Thank you very much. Good morning everybody. Thanks for joining us on our call. What we like to do is walk you through our results in a new format this morning. We have presentation that we hope gives you better understanding of our results and more importantly the opportunities we have to improve our performance, particularly with respect to the OshKosh segment.
So, for those of you are joining us online we’ll start on page two. Our sales for the second quarter were better than we expected. We have growth in all but one business segment. Our sales were up 5% driven primarily by the strength of our Carter’s retail stores, which grew its comp stores sales over 17%.

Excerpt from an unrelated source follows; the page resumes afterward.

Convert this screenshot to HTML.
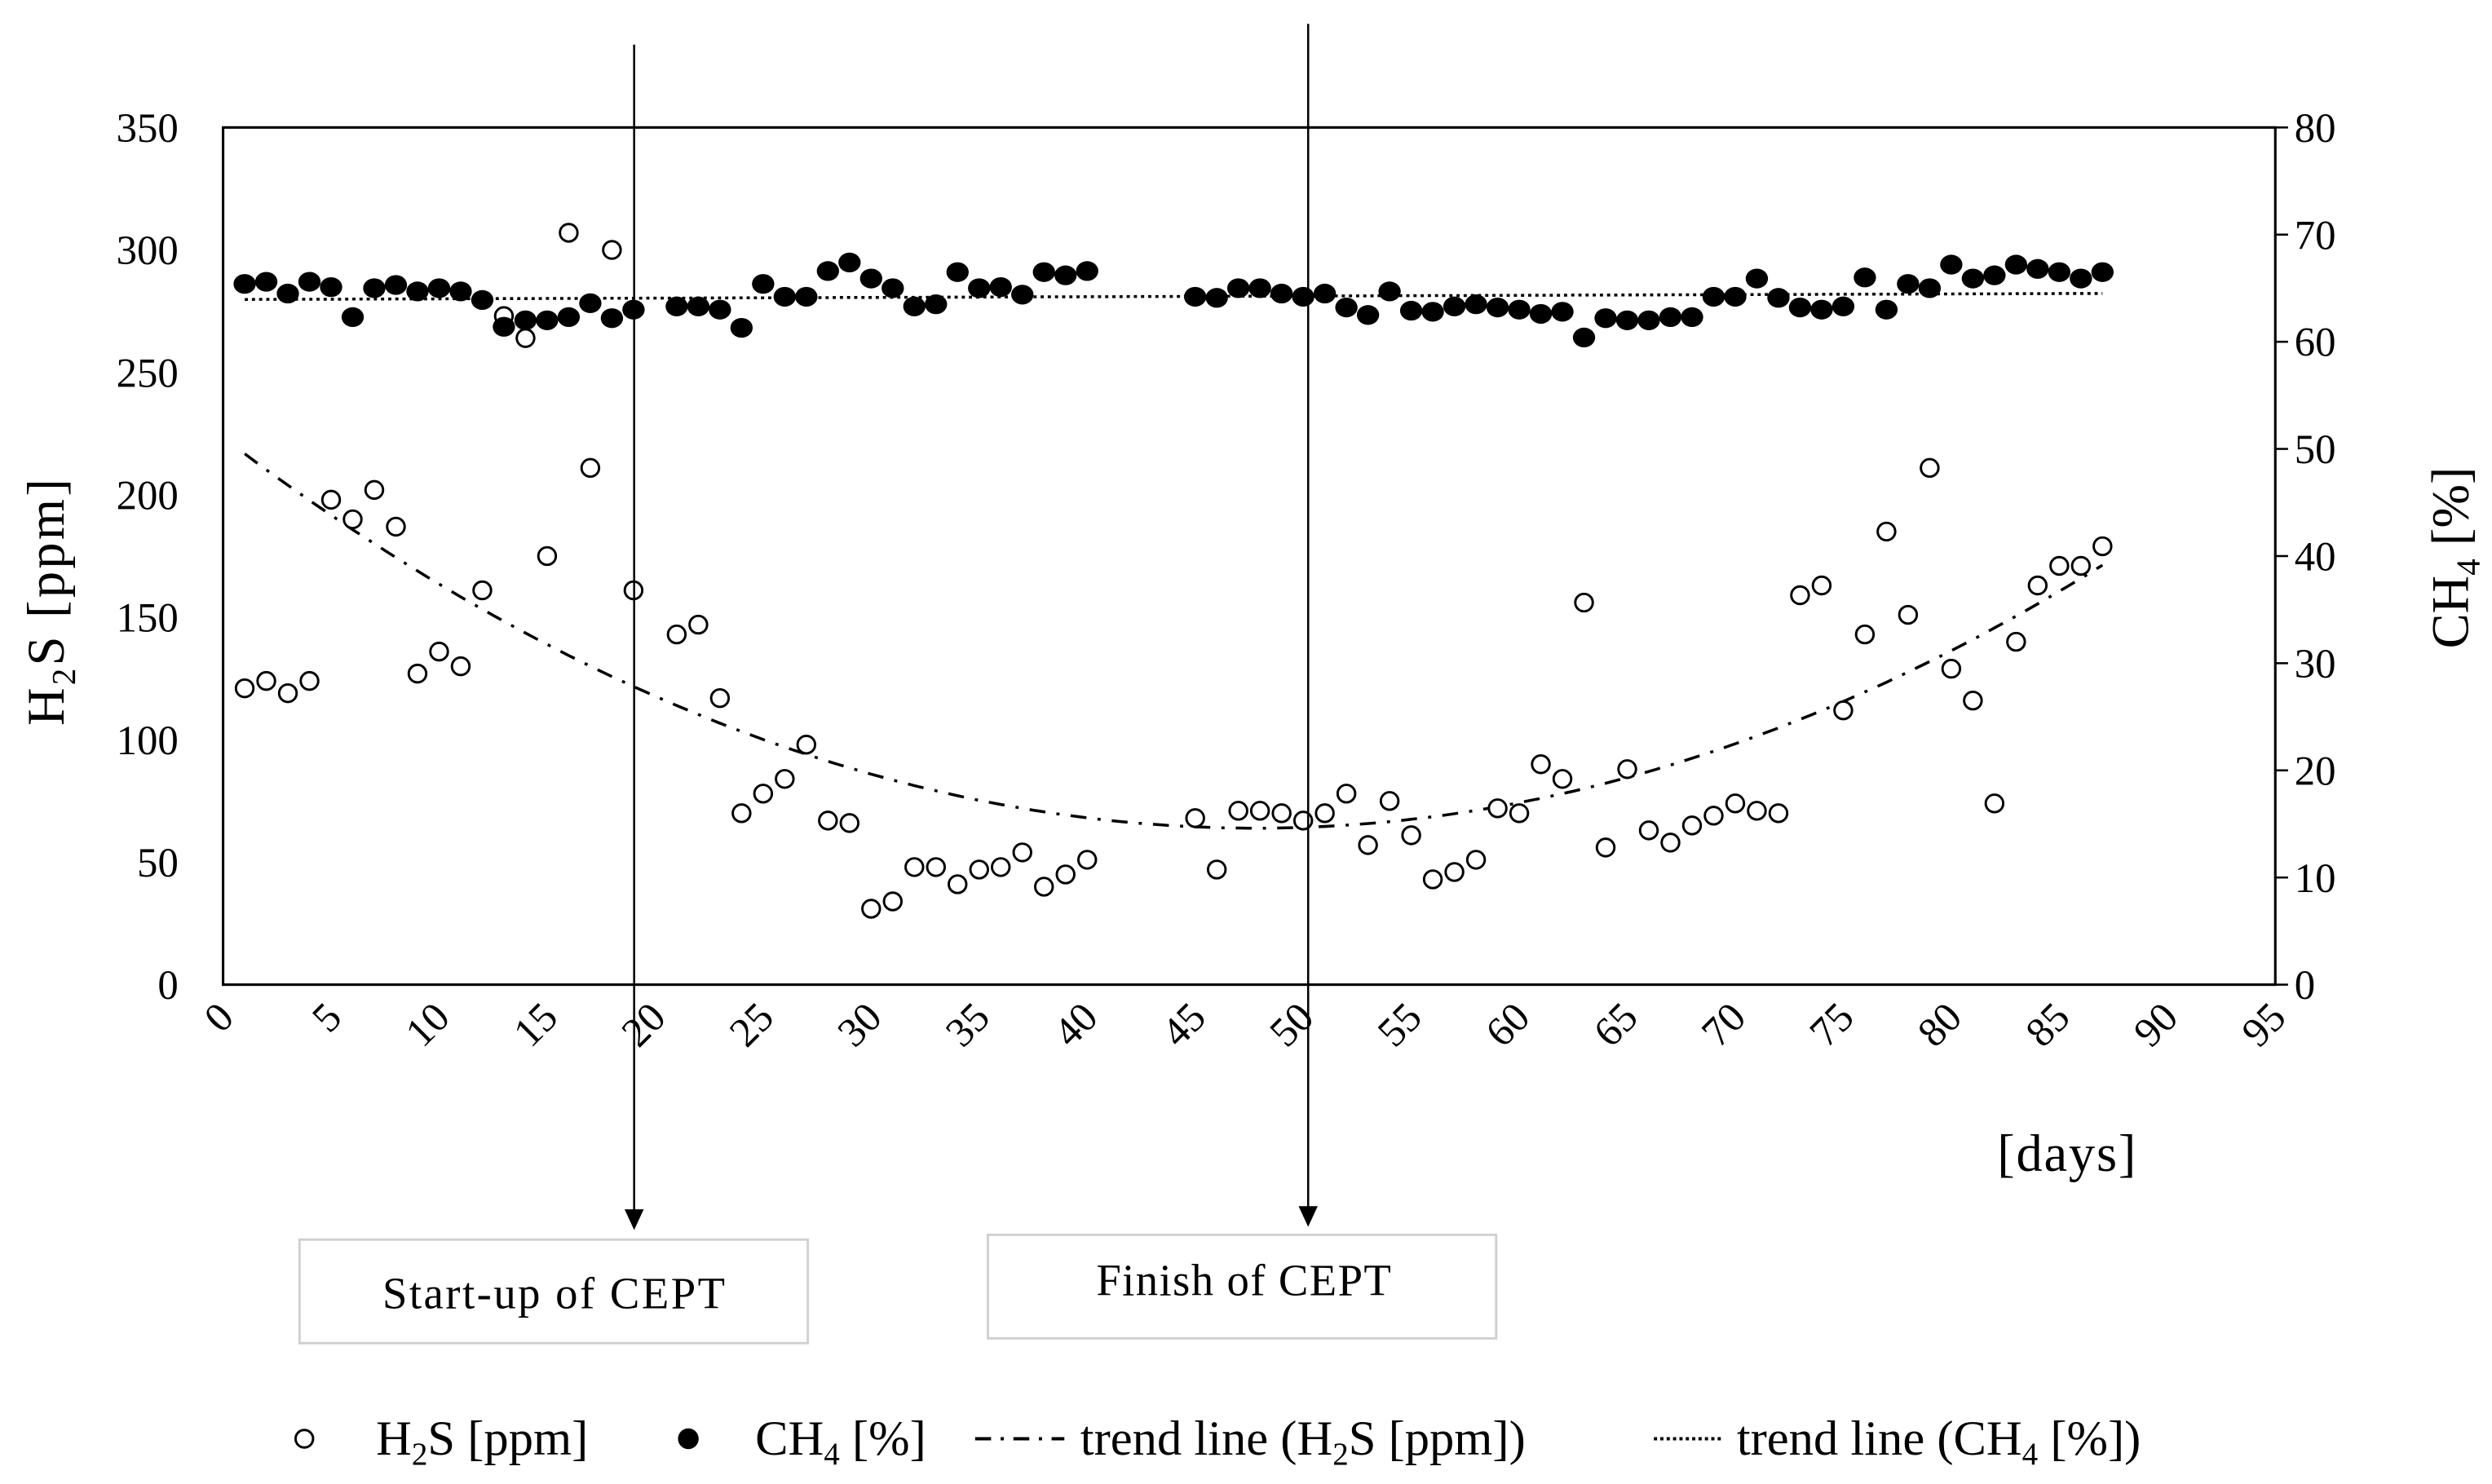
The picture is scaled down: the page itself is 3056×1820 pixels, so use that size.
<!DOCTYPE html>
<html><head><meta charset="utf-8"><style>
html,body{margin:0;padding:0;background:#fff;}
svg{display:block;font-family:"Liberation Serif",serif;}
</style></head><body>
<svg id="chart" width="3056" height="1820" viewBox="0 0 1564 931.4" preserveAspectRatio="none" xmlns="http://www.w3.org/2000/svg" xml:space="preserve">
<rect x="0" y="0" width="1564" height="932" fill="#fff"/>
<rect x="140" y="80" width="1288" height="538" fill="none" stroke="#000" stroke-width="1.6"/>
<g id="ticks"></g>
<g id="trends"></g>
<g id="marks"></g>
<text transform="translate(40,378) rotate(-90)" text-anchor="middle" font-size="33" textLength="155">H<tspan font-size="21" dy="7">2</tspan><tspan dy="-7">S [ppm]</tspan></text>
<text transform="translate(1549,350) rotate(-90)" text-anchor="middle" font-size="33">CH<tspan font-size="21" dy="7">4</tspan><tspan dy="-7"> [%]</tspan></text>
<text x="1297" y="735" text-anchor="middle" font-size="33" textLength="87">[days]</text>
<g>
<line x1="398" y1="28" x2="398" y2="760" stroke="#000" stroke-width="1.3"/>
<polygon points="392,759 404,759 398,772" fill="#000"/>
<rect x="188" y="778" width="319" height="65" fill="#fff" stroke="#d0d0d0" stroke-width="1.5"/>
<text x="240" y="821" font-size="28" textLength="215">Start-up of CEPT</text>
</g>
<g>
<line x1="821" y1="15" x2="821" y2="758" stroke="#000" stroke-width="1.3"/>
<polygon points="815,757 827,757 821,770" fill="#000"/>
<rect x="620" y="775" width="319" height="65" fill="#fff" stroke="#d0d0d0" stroke-width="1.5"/>
<text x="688" y="813" font-size="28" textLength="185">Finish of CEPT</text>
</g>
<g font-size="31">
<circle cx="191" cy="903" r="5.5" fill="#fff" stroke="#000" stroke-width="1.5"/>
<text x="236" y="913">H<tspan font-size="20" dy="6">2</tspan><tspan dy="-6">S [ppm]</tspan></text>
<circle cx="432" cy="903" r="6.5" fill="#000"/>
<text x="474" y="913">CH<tspan font-size="20" dy="6">4</tspan><tspan dy="-6"> [%]</tspan></text>
<line x1="612" y1="903" x2="668" y2="903" stroke="#000" stroke-width="2" stroke-dasharray="10,6,2,6"/>
<text x="678" y="913">trend line  (H<tspan font-size="20" dy="6">2</tspan><tspan dy="-6">S [ppm])</tspan></text>
<line x1="1038" y1="903" x2="1082" y2="903" stroke="#000" stroke-width="2" stroke-dasharray="2,2"/>
<text x="1090" y="913">trend line  (CH<tspan font-size="20" dy="6">4</tspan><tspan dy="-6"> [%])</tspan></text>
</g>
</svg>
<script>
const xTicks = [0,5,10,15,20,25,30,35,40,45,50,55,60,65,70,75,80,85,90,95];
const yLeftTicks = [0,50,100,150,200,250,300,350];
const yRightTicks = [0,10,20,30,40,50,60,70,80];
const h2sDays = [1,2,3,4,5,6,7,8,9,10,11,12,13,14,15,16,17,18,19,21,22,23,24,25,26,27,28,29,30,31,32,33,34,35,36,37,38,39,40,45,46,47,48,49,50,51,52,53,54,55,56,57,58,59,60,61,62,63,64,65,66,67,68,69,70,71,72,73,74,75,76,77,78,79,80,81,82,83,84,85,86,87];
const h2sValues = [121,124,119,124,198,190,202,187,127,136,130,161,273,264,175,307,211,300,161,143,147,117,70,78,84,98,67,66,31,34,48,48,41,47,48,54,40,45,51,68,47,71,71,70,67,70,78,57,75,61,43,46,51,72,70,90,84,156,56,88,63,58,65,69,74,71,70,159,163,112,143,185,151,211,129,116,74,140,163,171,171,179];
const ch4Days = [1,2,3,4,5,6,7,8,9,10,11,12,13,14,15,16,17,18,19,21,22,23,24,25,26,27,28,29,30,31,32,33,34,35,36,37,38,39,40,45,46,47,48,49,50,51,52,53,54,55,56,57,58,59,60,61,62,63,64,65,66,67,68,69,70,71,72,73,74,75,76,77,78,79,80,81,82,83,84,85,86,87];
const ch4Values = [65.4,65.6,64.5,65.6,65.1,62.3,65.0,65.3,64.7,65.0,64.7,63.9,61.4,62.0,62.0,62.3,63.6,62.2,63.0,63.3,63.3,63.0,61.3,65.4,64.2,64.2,66.6,67.4,65.9,65.0,63.3,63.5,66.5,65.0,65.1,64.4,66.5,66.2,66.6,64.2,64.1,65.0,65.0,64.5,64.2,64.5,63.2,62.5,64.7,62.9,62.8,63.3,63.5,63.2,63.0,62.6,62.8,60.4,62.2,62.0,62.0,62.3,62.3,64.2,64.2,65.9,64.1,63.2,63.0,63.3,66.0,63.0,65.4,65.0,67.2,65.9,66.2,67.2,66.8,66.5,65.9,66.5];

const NS='http://www.w3.org/2000/svg';
const X0=140,X1=1428,Y0=618,Y1=80;
const xS=d=>X0+(d/95)*(X1-X0);
const yL=v=>Y0-(v/350)*(Y0-Y1);
const yR=v=>Y0-(v/80)*(Y0-Y1);
function mk(tag,attrs,parent){const e=document.createElementNS(NS,tag);for(const k in attrs)e.setAttribute(k,attrs[k]);parent.appendChild(e);return e;}
const ticks=document.getElementById('ticks'),marks=document.getElementById('marks'),trends=document.getElementById('trends');

xTicks.forEach(t=>{
  const px=xS(t)+8, py=640;
  const tx=mk('text',{x:px,y:py,'text-anchor':'end','font-size':'26',transform:`rotate(-45 ${px} ${py})`},ticks);
  
  
  tx.textContent=t;
});
yLeftTicks.forEach(t=>{
  const tx=mk('text',{x:112,y:yL(t)+9,'text-anchor':'end','font-size':'26'},ticks);
  
  
  tx.textContent=t;
});
yRightTicks.forEach(t=>{
  mk('line',{x1:X1,x2:X1+8,y1:yR(t),y2:yR(t),stroke:'#000','stroke-width':1.3},ticks);
  const tx=mk('text',{x:1440,y:yR(t)+9,'text-anchor':'start','font-size':'26'},ticks);
  
  
  tx.textContent=t;
});

function polyfit(xs,ys,deg){
  const n=deg+1,A=[];for(let i=0;i<n;i++){A.push(new Array(n+1).fill(0));}
  for(let k=0;k<xs.length;k++){for(let i=0;i<n;i++){for(let j=0;j<n;j++)A[i][j]+=Math.pow(xs[k],i+j);A[i][n]+=ys[k]*Math.pow(xs[k],i);}}
  for(let i=0;i<n;i++){let p=i;for(let r=i+1;r<n;r++)if(Math.abs(A[r][i])>Math.abs(A[p][i]))p=r;[A[i],A[p]]=[A[p],A[i]];
    for(let r=0;r<n;r++){if(r===i)continue;const f=A[r][i]/A[i][i];for(let c=i;c<=n;c++)A[r][c]-=f*A[i][c];}}
  return A.map((r,i)=>r[n]/r[i]);
}
const ev=(c,x)=>c.reduce((s,a,i)=>s+a*Math.pow(x,i),0);
const cH=polyfit(h2sDays,h2sValues,2), cC=polyfit(ch4Days,ch4Values,1);
let dH='',dC='';
for(let d=1;d<=87;d+=0.5){dH+=(d===1?'M':'L')+xS(d).toFixed(1)+','+yL(ev(cH,d)).toFixed(1);dC+=(d===1?'M':'L')+xS(d).toFixed(1)+','+yR(ev(cC,d)).toFixed(1);}
const th=mk('path',{d:dH,fill:'none',stroke:'#000','stroke-width':1.8,'stroke-dasharray':'10,7,2,7'},trends);


const tc=mk('path',{d:dC,fill:'none',stroke:'#000','stroke-width':1.8,'stroke-dasharray':'2,2.5'},trends);



h2sDays.forEach((d,i)=>{
  const c=mk('circle',{cx:xS(d),cy:yL(h2sValues[i]),r:5.5,fill:'#fff',stroke:'#000','stroke-width':1.5},marks);
  
  
});
ch4Days.forEach((d,i)=>{
  const c=mk('ellipse',{cx:xS(d),cy:yR(ch4Values[i]),rx:7,ry:6.2,fill:'#000'},marks);
  
  
});
</script>
</body></html>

We continue to see a very significant return from the investments made over the past year upgrading our retail team and strengthening our product offering. Overall I would say we’re weathering a very challenging retail environment. With respect to earnings, on our call in April we had expected our earnings in the quarter would be about breakeven to a small loss. On a GAAP basis, our earnings were $0.05 per share including charges related to Fed Rowan’s retirement.
On an adjusted basis excluding those charges earnings were $0.10 a share. I would say at least $0.06 of the $0.10 we’re reporting is due to earlier than planned shipments and the timing of spending. Given the uncertainty in the economy and the fact that the most important part of our year is still ahead of us, I’d say it’s pretty mature to assume the $0.10 we picked up in the second quarter is upside to our previous estimates for the year.
We’ve made good progress controlling the growth of our inventories. On our last call we had expected inventories could be up as much as 20% at the end of June. That projected increase reflected our decision to bring in goods early to avoid disruption from the threatened West Coast dock strike. By bringing the goods in early, we were able to ship more in the second quarter than we planned; as a result inventories grew only 8% at the end of June. You should expect mid-single digit growth in inventories for the balance of the year.
Our cash flow continues to be very good. This will enable us to continue to make investments in our business including repurchasing our shares. Our outlook for the year is consistent with the guidance we shared with you on our last call. So we don’t believe the consumer feels any better about spending their money in the second half of this year than they did in the first half of this year.
We are fortunate to be doing business in the young children’s apparel which we feel is a less discretionary purchase. We believed this gives us an advantage in this tough retail period. As you know we serve a broad range of consumers at multiple retailers and in multiple channels. Wherever you’re shopping for young child you’d likely see the Carter’s or an OshKosh brand well presented on the floor offering significant value to the consumer.
On page three, you have our leadership team and you can see to the far right the numbers of years each of us have invested in Carter’s. I’m very fortunate to have this depth in talent to support me. For most of the past 16 years this team has delivered exceptional results for its investors. It’s not been the case over the past couple of years due largely for the lack of progress with the OshKosh acquisition.